Wearable tech is a consumer trend frequently making headlines with the emergence of fitness bands, smartwatches, Google Glass, and even jewelry, but it’s now making its way into the enterprise.
It only makes sense – technology has become an integral part of our lives. Not only can wearable devices act as a natural extension of the smartphones we already use regularly, but they also are designed to provide and collect information in a more accessible way.
And people aren’t just buying the Apple Watch, Google Glass, FitBit and others though, but they’re actually able to afford them too. Google Glass sold out in a few hours after its initial launch in 2014, and the Apple Watch has already sold several million units since its April 2015 debut. According to Gartner, the wearable technology market will be worth $10 billion by next year.
Most of the focus is now on wrist-worn products, but wearable tech will also move to glasses, rings and fabric-embedded products. The whole goal of wearable technology is to enable users to access their messages, email, photos, and other items while on the go. Wearable technology’s promise is to be lightweight and slim, but also be easy to use, difficult to lose and something one can fashionably wear.
As time goes on, wearable technology will continue to advance and become smaller, lighter and more powerful. New battery and satellite technology will enable wearables to not only become smaller but also stay powered longer.
All the benefits of today’s wearable tech and the future promise of tomorrow’s wearable technology provide exciting market potential, but for many in the IT security sector, wearable technology is an area filled with fear and lots of questions.
IT Managers are already reeling with the impact of BYOD, and the thought of millions of small mobile devices communicating via battery-optimized communication technologies, such as Bluetooth Low Energy (BLE) and ZigBee – which is not visible by monitoring IP network traffic – is enough to drive many IT managers to the brink of insanity.
So what are the security issues with wearable technologies? Many would say that these issues can be divided into two types – hardware issues and software and app-related issues.
As already mentioned, many wearable technologies will utilize battery-optimized communication technologies, such as Bluetooth Low Energy (BLE) and ZigBee. Not only are these communication technologies hard to see via IP monitoring, but are also hackable.

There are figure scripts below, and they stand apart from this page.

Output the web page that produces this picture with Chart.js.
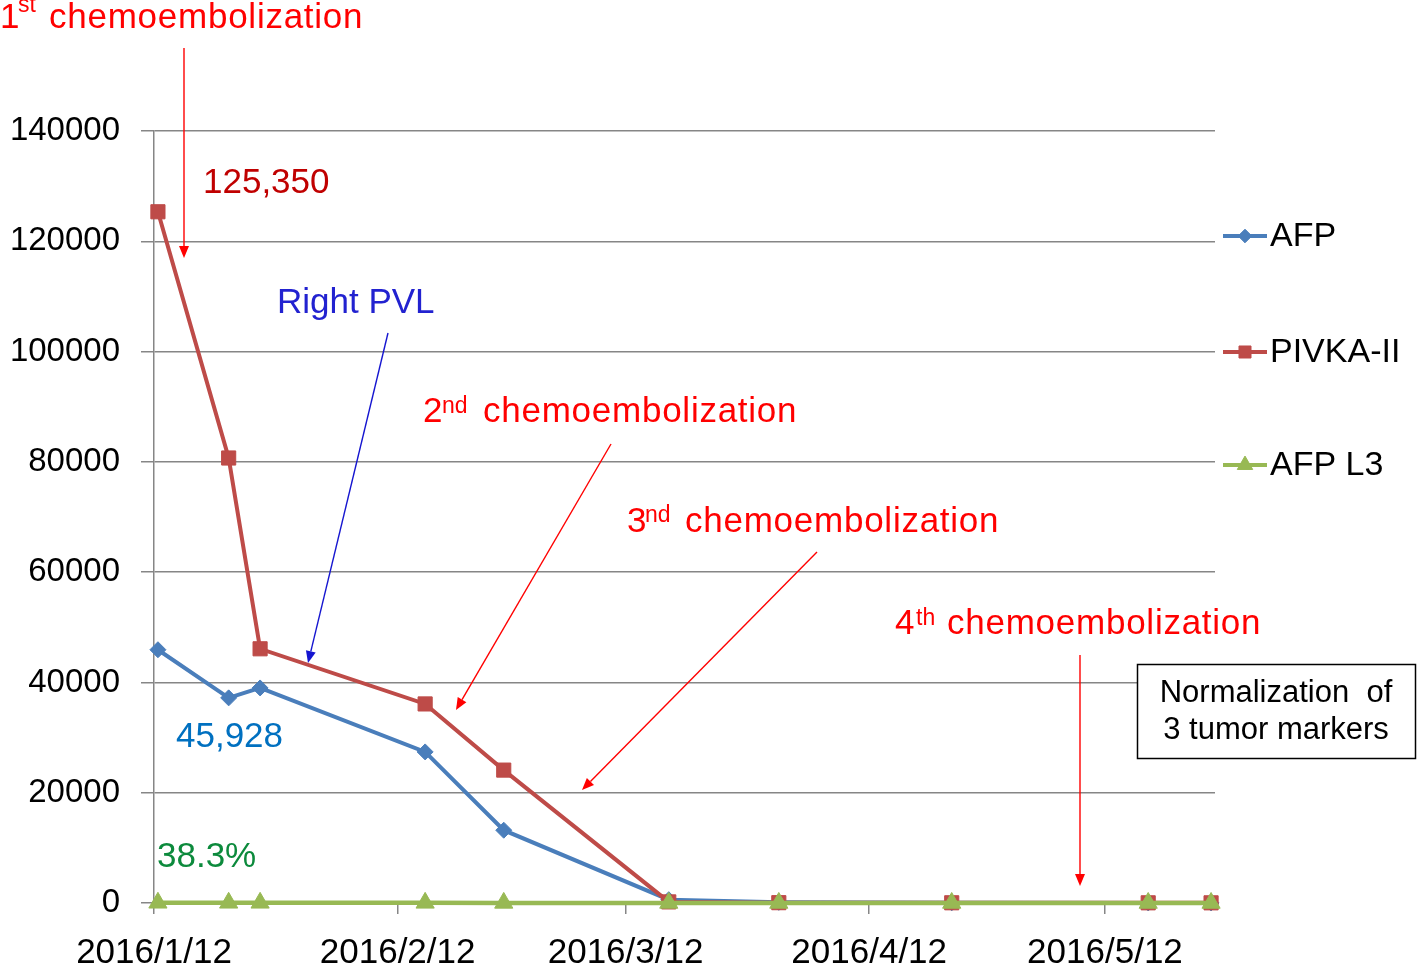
<!DOCTYPE html>
<html>
<head>
<meta charset="utf-8">
<script src="https://cdn.jsdelivr.net/npm/chart.js@4.4.1/dist/chart.umd.min.js"></script>
<style>
  html, body { margin: 0; padding: 0; background: #ffffff; }
  #wrap { width: 1418px; height: 968px; position: relative; }
</style>
</head>
<body>
<div id="wrap"><canvas id="c" width="1418" height="968"></canvas></div>
<script>
// ---------- data ----------
const sampleDates = ['2016/1/12','2016/1/21','2016/1/25','2016/2/15','2016/2/25','2016/3/17','2016/3/31','2016/4/22','2016/5/17','2016/5/25'];
const afpValues   = [45928, 37200, 39000, 27400, 13200, 600, 120, 30, 15, 10];
const pivkaValues = [125350, 80700, 46100, 36100, 24100, 200, 60, 40, 35, 30];
const afpL3Values = [38.3, 35, 33, 28, 20, 12, 9, 6, 5, 5];
const seriesNames = ['AFP', 'PIVKA-II', 'AFP L3'];
const tickDates = ['2016/1/12','2016/2/12','2016/3/12','2016/4/12','2016/5/12'];
const yTicks = [0, 20000, 40000, 60000, 80000, 100000, 120000, 140000];

// ---------- helpers ----------
const FONT = '"Liberation Sans", Arial, sans-serif';
function dayOf(s) {
  const [y, m, d] = s.split('/').map(Number);
  return (Date.UTC(y, m - 1, d) - Date.UTC(2016, 0, 12)) / 86400000;
}
// points are centred in their day (date-axis style)
const xs = sampleDates.map(d => dayOf(d) + 0.5);
const tickDays = tickDates.map(dayOf);
const mk = vals => vals.map((v, i) => ({ x: xs[i], y: v }));

const COLORS = { afp: '#4A7EBB', pivka: '#BE4B48', l3: '#98B954', grid: '#868686' };

const datasets = [
  { label: seriesNames[0], data: mk(afpValues), borderColor: COLORS.afp, backgroundColor: COLORS.afp,
    borderWidth: 4, pointStyle: 'rectRot', pointRadius: 8, pointBorderWidth: 1, order: 3, clip: false },
  { label: seriesNames[1], data: mk(pivkaValues), borderColor: COLORS.pivka, backgroundColor: COLORS.pivka,
    borderWidth: 4, pointStyle: 'rect', pointRadius: 10, pointBorderWidth: 1, order: 2, clip: false },
  { label: seriesNames[2], data: mk(afpL3Values), borderColor: COLORS.l3, backgroundColor: COLORS.l3,
    borderWidth: 4.5, pointStyle: 'triangle', pointRadius: 10.5, pointBorderWidth: 1, order: 1, clip: false }
];

// ---------- annotations (page pixel positions) ----------
const chemoNotes = [
  { num: '1', sup: 'st', x: 0,   y: 28,  supX: 18,  supY: 12,  chemoX: 49 },
  { num: '2', sup: 'nd', x: 423, y: 422, supX: 442, supY: 413, chemoX: 483 },
  { num: '3', sup: 'nd', x: 627, y: 532, supX: 645, supY: 522, chemoX: 685 },
  { num: '4', sup: 'th', x: 895, y: 634, supX: 916, supY: 625, chemoX: 947 }
];
const plainNotes = [
  { text: '125,350',   x: 203, y: 193, size: 35, color: '#C00000' },
  { text: 'Right PVL', x: 277, y: 313, size: 35, color: '#2222D0' },
  { text: '45,928',    x: 176, y: 747, size: 35, color: '#0070C0' },
  { text: '38.3%',     x: 157, y: 867, size: 35, color: '#0C8A3C' }
];
const arrows = [
  { x1: 184,  y1: 48,  x2: 184, y2: 258, color: '#FF0000' },
  { x1: 388,  y1: 333, x2: 308, y2: 663, color: '#1515D0' },
  { x1: 611,  y1: 444, x2: 456, y2: 710, color: '#FF0000' },
  { x1: 817,  y1: 552, x2: 582, y2: 790, color: '#FF0000' },
  { x1: 1080, y1: 655, x2: 1080, y2: 886, color: '#FF0000' }
];
const boxNote = { x: 1137, y: 664, w: 278, h: 94, lines: ['Normalization  of', '3 tumor markers'], baselines: [702, 739] };
const legendRows = [236, 352, 465];

function drawArrow(ctx, a) {
  const ang = Math.atan2(a.y2 - a.y1, a.x2 - a.x1);
  const hl = 12, hw = 5;
  const bx = a.x2 - hl * Math.cos(ang), by = a.y2 - hl * Math.sin(ang);
  ctx.save();
  ctx.strokeStyle = a.color; ctx.fillStyle = a.color; ctx.lineWidth = 1.4;
  ctx.beginPath(); ctx.moveTo(a.x1, a.y1); ctx.lineTo(bx, by); ctx.stroke();
  ctx.beginPath();
  ctx.moveTo(a.x2, a.y2);
  ctx.lineTo(bx + hw * Math.sin(ang), by - hw * Math.cos(ang));
  ctx.lineTo(bx - hw * Math.sin(ang), by + hw * Math.cos(ang));
  ctx.closePath(); ctx.fill();
  ctx.restore();
}

const annotPlugin = {
  id: 'annot',
  afterDraw(chart) {
    const ctx = chart.ctx;
    ctx.save();
    ctx.textBaseline = 'alphabetic';
    ctx.textAlign = 'left';
    chemoNotes.forEach(n => {
      ctx.fillStyle = '#FF0000';
      ctx.font = '35px ' + FONT;
      ctx.letterSpacing = '0px';
      ctx.fillText(n.num, n.x, n.y);
      ctx.font = '23px ' + FONT;
      ctx.fillText(n.sup, n.supX, n.supY);
      ctx.font = '35px ' + FONT;
      ctx.letterSpacing = '0.75px';
      ctx.fillText('chemoembolization', n.chemoX, n.y);
      ctx.letterSpacing = '0px';
    });
    plainNotes.forEach(n => {
      ctx.fillStyle = n.color;
      ctx.font = n.size + 'px ' + FONT;
      ctx.fillText(n.text, n.x, n.y);
    });
    arrows.forEach(a => drawArrow(ctx, a));
    // box
    ctx.fillStyle = '#ffffff';
    ctx.fillRect(boxNote.x, boxNote.y, boxNote.w, boxNote.h);
    ctx.strokeStyle = '#000000'; ctx.lineWidth = 1.5;
    ctx.strokeRect(boxNote.x + 0.5, boxNote.y + 0.5, boxNote.w, boxNote.h);
    ctx.fillStyle = '#000000';
    ctx.font = '31px ' + FONT;
    ctx.textAlign = 'center';
    boxNote.lines.forEach((t, i) => ctx.fillText(t, boxNote.x + boxNote.w / 2, boxNote.baselines[i]));
    // legend
    ctx.textAlign = 'left';
    ctx.textBaseline = 'middle';
    chart.data.datasets.forEach((ds, i) => {
      const y = legendRows[i];
      ctx.strokeStyle = ds.borderColor; ctx.lineWidth = 4;
      ctx.beginPath(); ctx.moveTo(1223, y); ctx.lineTo(1267, y); ctx.stroke();
      ctx.fillStyle = ds.backgroundColor; ctx.strokeStyle = ds.borderColor; ctx.lineWidth = 1;
      Chart.helpers.drawPoint(ctx, { pointStyle: ds.pointStyle, radius: ds.pointRadius * 0.85, rotation: 0, borderWidth: 1 }, 1245, y);
      ctx.fillStyle = '#000000';
      ctx.font = '34px ' + FONT;
      ctx.fillText(ds.label, 1270, y + 1);
    });
    ctx.restore();
  }
};

Chart.defaults.font.family = FONT;
Chart.defaults.color = '#000000';

new Chart(document.getElementById('c'), {
  type: 'line',
  data: { datasets },
  options: {
    responsive: false,
    devicePixelRatio: 1,
    animation: false,
    events: [],
    layout: { padding: { left: 0, right: 203, top: 131, bottom: 0 } },
    plugins: { legend: { display: false }, tooltip: { enabled: false } },
    scales: {
      x: {
        type: 'linear',
        min: 0,
        max: 135,
        afterBuildTicks: s => { s.ticks = tickDays.map(v => ({ value: v })); },
        afterFit: s => { s.height = 65; },
        ticks: {
          font: { size: 35 },
          color: '#000000',
          padding: 18,
          maxRotation: 0,
          autoSkip: false,
          callback: v => { const i = tickDays.indexOf(v); return i >= 0 ? tickDates[i] : ''; }
        },
        grid: { drawOnChartArea: false, drawTicks: true, tickLength: 11, color: COLORS.grid, lineWidth: 1.5 },
        border: { display: true, color: COLORS.grid, width: 1.5 }
      },
      y: {
        type: 'linear',
        min: 0,
        max: 140000,
        afterBuildTicks: s => { s.ticks = yTicks.map(v => ({ value: v })); },
        afterFit: s => { s.width = 154; },
        ticks: {
          font: { size: 33 },
          color: '#000000',
          padding: 21,
          callback: v => String(v)
        },
        grid: { color: COLORS.grid, lineWidth: 1.5, tickLength: 13, drawTicks: true },
        border: { display: true, color: COLORS.grid, width: 1.5 }
      }
    }
  },
  plugins: [annotPlugin]
});
</script>
</body>
</html>
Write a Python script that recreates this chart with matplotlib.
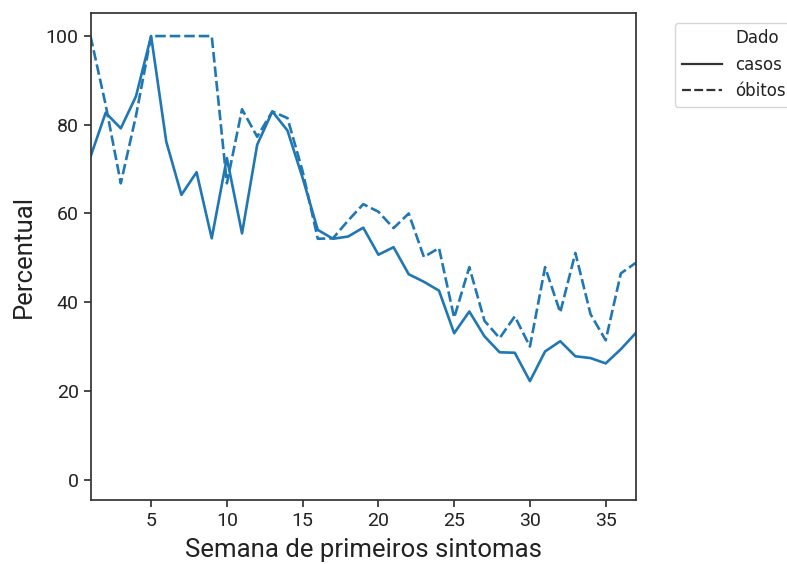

Many wearable devices, such as FitBit and Apple Watch are meant to be worn all the time, which means one is less likely to lose the device, but also means the hardware has not been designed to prevent hacking if the device is lost or stolen. Additionally, much of the data stored on a lost or stolen wearable device can easily be retrieved. Experienced hackers can access a “Root” feature by attaching wearables to another computer and run certain commands through them, which can then give them access to the user’s information and updates.
Many wearable devices communicate with a smartphone, tablet or another mobile device, and like all other software, it is hackable, especially, if the software or app is not set-up for security, or has been compromised by malware or spyware.
Additionally, many wearable devices are set up as “Public” by default. This means that the data on the device is open to public access. To prevent outside access, always ensure this setting is off so your data stays private.
Like any mobile device communicating and sharing data, the software or app doing the sharing can be hacked in various ways. Having secure messaging like TigerText and anti-virus software will help keep your data secure on wearable devices and the mobile devices they are communicating with.
Wearable technology offers some exciting features and user benefits, but like any technology it needs to be set up, used correctly and protected with secure-minded software and apps.